Bevor man mit seinem Fahrzeug losfährt, sollte man sich immer vergewissern, dass der Weg frei ist und dafür auch um das Auto herumgehen. Wer das nicht tut, muss mit einer Mithaftung bei einem Unfall rechnen, wie ein Fall zeigt, über den das Anwaltsregister auf seiner Webseite berichtet: Zwei Frauen waren Gäste einer Party. Eine verlies das Fest gegen vier Uhr morgens und stieg in ihr Auto, das auf dem Grundstück geparkt war. Als sie losfuhr, rollte sie über die andere Frau. Die 16-Jährige hatte mit mehr als zwei Promille Blutalkoholgehalt vor dem Fahrzeug geschlafen. Die Autofahrerin hatte sie nicht bemerkt. Die Betrunkene zog sich dabei erhebliche Verletzungen zu und klagte auf mindestens 40.000 Euro Schmerzensgeld. Eine Vorinstanz sah die Hauptschuld allerdings bei der Verletzten. Die Autofahrerin sollte aufgrund der allgemeinen Betriebsgefahr des Autos nur zu einem Viertel haften. Der 16-Jährigen wurde ein Schmerzensgeld von 5.000 Euro zugesprochen. Dagegen ging die Klägerin vor.
Betrunken, aber zurechnungsfähig
Mit Erfolg – denn das Oberlandesgericht sprach der Autofahrerin eine größere Verantwortung zu als die Vorinstanz, indem sie hälftig mithaften musste. Dennoch war die Hauptursache des Unfalls, dass sich die Klägerin stark betrunken vor das Auto gelegt hatte, weshalb sie zur anderen Hälfte haften musste. Unzurechnungsfähig war die Frau damit nach Ansicht des Gerichts aber nicht: Im Alter von fast 17 Jahren könne man die Alkoholwirkung einschätzen.
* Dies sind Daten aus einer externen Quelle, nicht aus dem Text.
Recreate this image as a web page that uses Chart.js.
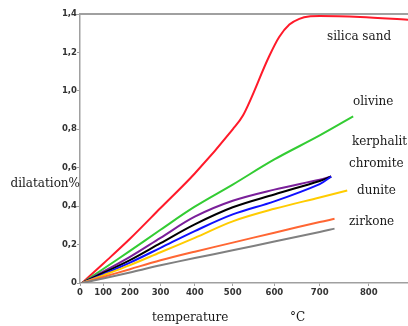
<!DOCTYPE html>
<html>
<head>
<meta charset="utf-8">
<script src="https://cdn.jsdelivr.net/npm/chart.js@4/dist/chart.umd.min.js"></script>
<style>
    html, body { margin: 0; padding: 0; background: #fff; }
    #wrap { position: relative; width: 408px; height: 326px; }
</style>
</head>
<body>
<div id="wrap"><canvas id="dilatationChart" width="408" height="326"></canvas></div>
<script>
// temperature (°C) and dilatation (%)
const silicaTemp = [10, 100, 200, 300, 400, 500, 525, 588, 611, 634, 656, 680, 700, 783, 875];
const silicaDil = [0, 0.10, 0.23, 0.39, 0.57, 0.80, 0.87, 1.18, 1.28, 1.345, 1.375, 1.388, 1.39, 1.385, 1.37];

const olivineTemp = [10, 100, 200, 300, 400, 500, 600, 700, 769];
const olivineDil = [0, 0.073, 0.167, 0.277, 0.397, 0.512, 0.643, 0.768, 0.867];

const kerphalitTemp = [10, 100, 200, 300, 400, 500, 600, 700, 724];
const kerphalitDil = [0, 0.059, 0.136, 0.235, 0.345, 0.428, 0.486, 0.538, 0.554];

const chromiteTemp = [10, 100, 200, 300, 400, 500, 600, 700, 724];
const chromiteDil = [0, 0.052, 0.119, 0.207, 0.305, 0.394, 0.461, 0.531, 0.554];

const blueTemp = [10, 100, 200, 300, 400, 500, 600, 700, 724];
const blueDil = [0, 0.045, 0.106, 0.183, 0.27, 0.357, 0.425, 0.515, 0.554];

const duniteTemp = [10, 100, 200, 300, 400, 500, 600, 700, 757];
const duniteDil = [0, 0.04, 0.093, 0.16, 0.235, 0.321, 0.386, 0.445, 0.481];

const zirkoneTemp = [10, 100, 200, 300, 400, 500, 600, 700, 731];
const zirkoneDil = [0, 0.031, 0.072, 0.118, 0.163, 0.21, 0.262, 0.317, 0.334];

const grayTemp = [10, 100, 200, 300, 400, 500, 600, 700, 731];
const grayDil = [0, 0.023, 0.055, 0.092, 0.13, 0.17, 0.216, 0.265, 0.283];

const curveLabels = ['silica sand', 'olivine', 'kerphalit', 'chromite', 'dunite', 'zirkone'];
const tempTicks = [0, 100, 200, 300, 400, 500, 600, 700, 800];

// the temperature axis of the figure is stretched towards the hot end
const K = 0.00087;
const warp = v => v + K * v * v;
const unwarp = w => (-1 + Math.sqrt(1 + 4 * K * w)) / (2 * K);

class WarpScale extends Chart.LinearScale {
    getPixelForValue(value) {
        const lo = warp(this.min);
        const hi = warp(this.max);
        return this.getPixelForDecimal((warp(value) - lo) / (hi - lo));
    }
    getValueForPixel(pixel) {
        const lo = warp(this.min);
        const hi = warp(this.max);
        return unwarp(lo + this.getDecimalForPixel(pixel) * (hi - lo));
    }
}
WarpScale.id = 'warp';
WarpScale.defaults = Chart.LinearScale.defaults;
Chart.register(WarpScale);

const toPoints = (xs, ys) => xs.map((x, i) => ({ x: x, y: ys[i] }));

const series = (data, color, mono) => ({
    data: data,
    borderColor: color,
    backgroundColor: color,
    borderWidth: 2,
    pointRadius: 0,
    fill: false,
    tension: 0.35,
    cubicInterpolationMode: mono ? 'monotone' : 'default',
});

const serif = '"DejaVu Serif", serif';

const annotations = {
    id: 'annotations',
    afterDraw(chart) {
        const ctx = chart.ctx;
        const area = chart.chartArea;
        ctx.save();
        // top frame line
        ctx.strokeStyle = '#a0a0a0';
        ctx.lineWidth = 2;
        ctx.beginPath();
        ctx.moveTo(area.left, area.top);
        ctx.lineTo(chart.width, area.top);
        ctx.stroke();

        ctx.fillStyle = '#1a1a1a';
        ctx.font = '12px ' + serif;
        ctx.textBaseline = 'middle';
        ctx.textAlign = 'left';
        const spots = [[327, 37], [353, 102], [352, 142], [349, 164], [357, 191], [349, 222]];
        curveLabels.forEach((label, i) => {
            ctx.fillText(label, spots[i][0], spots[i][1]);
        });

        ctx.textAlign = 'right';
        ctx.fillText('dilatation%', 80, 184);
        ctx.textAlign = 'left';
        ctx.fillText('temperature', 152, 318);
        ctx.fillText('°C', 290, 318);
        ctx.restore();
    },
};

new Chart(document.getElementById('dilatationChart').getContext('2d'), {
    type: 'line',
    data: {
        datasets: [
            series(toPoints(grayTemp, grayDil), '#808080'),
            series(toPoints(zirkoneTemp, zirkoneDil), '#ff6633'),
            series(toPoints(duniteTemp, duniteDil), '#ffcc00'),
            series(toPoints(blueTemp, blueDil), '#1010ff'),
            series(toPoints(chromiteTemp, chromiteDil), '#000000'),
            series(toPoints(kerphalitTemp, kerphalitDil), '#7a1f9a'),
            series(toPoints(olivineTemp, olivineDil), '#33cc33'),
            series(toPoints(silicaTemp, silicaDil), '#ff1a2a', true),
        ],
    },
    options: {
        responsive: false,
        animation: false,
        layout: {
            padding: { top: 14, right: 0, left: 0, bottom: 0 },
        },
        plugins: {
            legend: { display: false },
            tooltip: { enabled: false },
        },
        scales: {
            x: {
                type: 'warp',
                min: 0,
                max: 875,
                afterFit: (scale) => { scale.height = 43; },
                afterBuildTicks: (scale) => {
                    scale.ticks = tempTicks.map(v => ({ value: v }));
                },
                border: { color: '#a0a0a0', width: 1.5 },
                grid: { drawOnChartArea: false, drawTicks: true, tickLength: 3, color: '#a0a0a0' },
                ticks: {
                    padding: 2,
                    maxRotation: 0,
                    autoSkip: false,
                    color: '#333',
                    font: { family: '"DejaVu Sans", sans-serif', size: 8.5, weight: 'bold' },
                    callback: (v) => String(v),
                },
            },
            y: {
                min: 0,
                max: 1.4,
                afterFit: (scale) => { scale.width = 80; },
                border: { color: '#a0a0a0', width: 1.5 },
                grid: { drawOnChartArea: false, drawTicks: true, tickLength: 3, color: '#a0a0a0' },
                ticks: {
                    stepSize: 0.2,
                    padding: 0,
                    color: '#333',
                    font: { family: '"DejaVu Sans", sans-serif', size: 8.5, weight: 'bold' },
                    callback: (v) => (v === 0 ? '0' : v.toFixed(1).replace('.', ',')),
                },
            },
        },
    },
    plugins: [annotations],
});
</script>
</body>
</html>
Selbst dann, wenn man „typischerweise noch wenig Erfahrung im Umgang mit Alkohol hat und sich meist überschätzt.“
Zudem hatten Zeugen ausgesagt, dass die Klägerin schon in der Vergangenheit regelmäßig Alkohol konsumiert hatte, und auch ähnlich viel. Sie war aufgrund des Unfalls acht Tage im Krankenhaus und litt ein Vierteljahr an andauernden körperlichen Beeinträchtigungen. Das Gericht hielt daher ein Schmerzensgeld in Höhe von 12.000 Euro für angemessen. Durch ihren Schuldanteil von 50 Prozent erhielt die Klägerin aber nur 6.000 Euro von der Fahrerin.